Aspect Communism Capitalism
Ownership of production Collective/state ownership Private individual or corporate ownership
Economic motive Meeting human needs Profit maximization
Distribution of wealth Based on need Based on market forces and earning power
Role of state Central planning and control Regulatory oversight; market-driven allocation
Class structure Classless society (theoretical goal) Multiple classes based on wealth

The fundamental difference is ownership and incentive. Capitalism relies on private property, competition, and profit to drive economic activity; communism rejects private ownership and market competition in favor of collective control and need-based distribution. India's banking system is capitalist: banks are profit-driven entities (whether private or public) that allocate credit based on commercial viability. A communist banking system would allocate all credit centrally based on societal priority, without profit motive.

Key Takeaways

  • Communism is an ideology advocating for classless, stateless societies with collective ownership of all means of production.
  • Karl Marx and Friedrich Engels formalized modern communist theory in "The Communist Manifesto" (1848), claiming it is scientifically grounded in historical materialism.
  • Communism is diametrically opposed to capitalism: communism emphasizes collective ownership and need-based distribution; capitalism emphasizes private ownership and profit-driven allocation.
  • Under communism, a central authority plans all economic production and distribution; under capitalism, markets and price signals coordinate economic activity.
  • No country has achieved Marx's theoretical endpoint of a stateless, classless communist society; all self-identified communist regimes have maintained strong state control.
  • India's Constitution permits communist political participation, but India's banking and economic system is fundamentally capitalist, regulated by the RBI.
  • Communist ideology influenced some Indian economic policies (e.g., 1969 bank nationalization), but modern Indian banking operates on profit motive, interest rates, and private competition.
  • Communism and capitalism remain the two primary competing macroeconomic ideologies studied in JAIIB and CAIIB foundational courses on political economy and banking history.

Frequently Asked Questions

Q: Is communism practiced in any country today?

A: No country has fully implemented Marx's theoretical communism (a stateless, classless society).

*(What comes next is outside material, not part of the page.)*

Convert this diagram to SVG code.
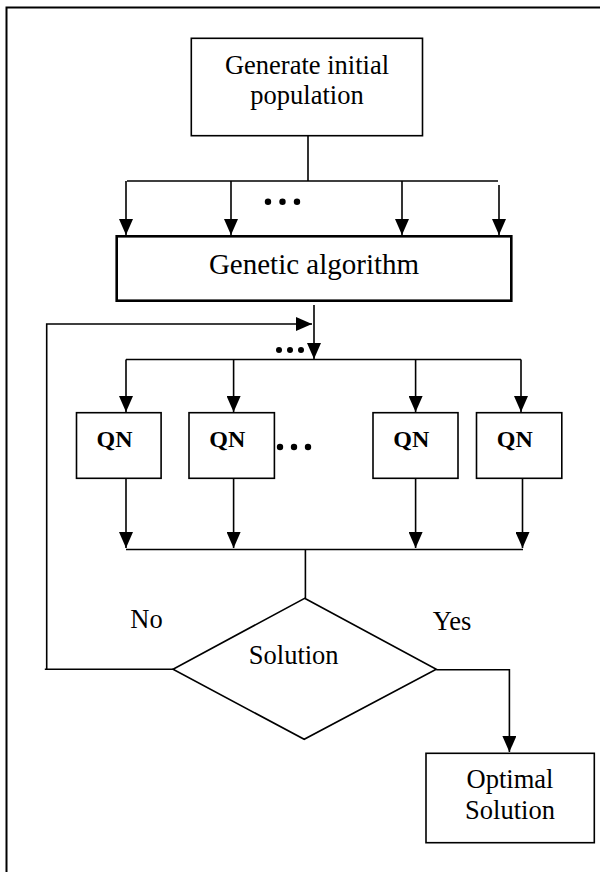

Countries like China, Vietnam, and Cuba are governed by communist parties and maintain state ownership of key sectors, but operate mixed economies with significant market elements and retain strong state control. These are more accurately described as "communist states" rather than true communist societies.

Q: How does communism differ from socialism?

A: Socialism is typically understood as an intermediate stage toward communism in Marxist theory. Under socialism, the state owns means of production and a single political party guides the transition, but the state has not yet "withered away." Communism is the theoretical endpoint where the state dissolves and resources are distributed freely by need. In practice, the terms are often used interchangeably, but socialism retains state structure while communism theoretically eliminates it.

Q: Can communism and banking coexist?

A: Traditional communist theory would eliminate banking as it exists under capitalism—profit-driven credit allocation, interest rates, and private financial institutions. Under communism, a central authority would directly allocate resources and credit based on planned economic needs. India's RBI-regulated banking system is incompatible with pure communism because it operates on capitalist principles: profit motive, interest-based lending, and private ownership of commercial banks.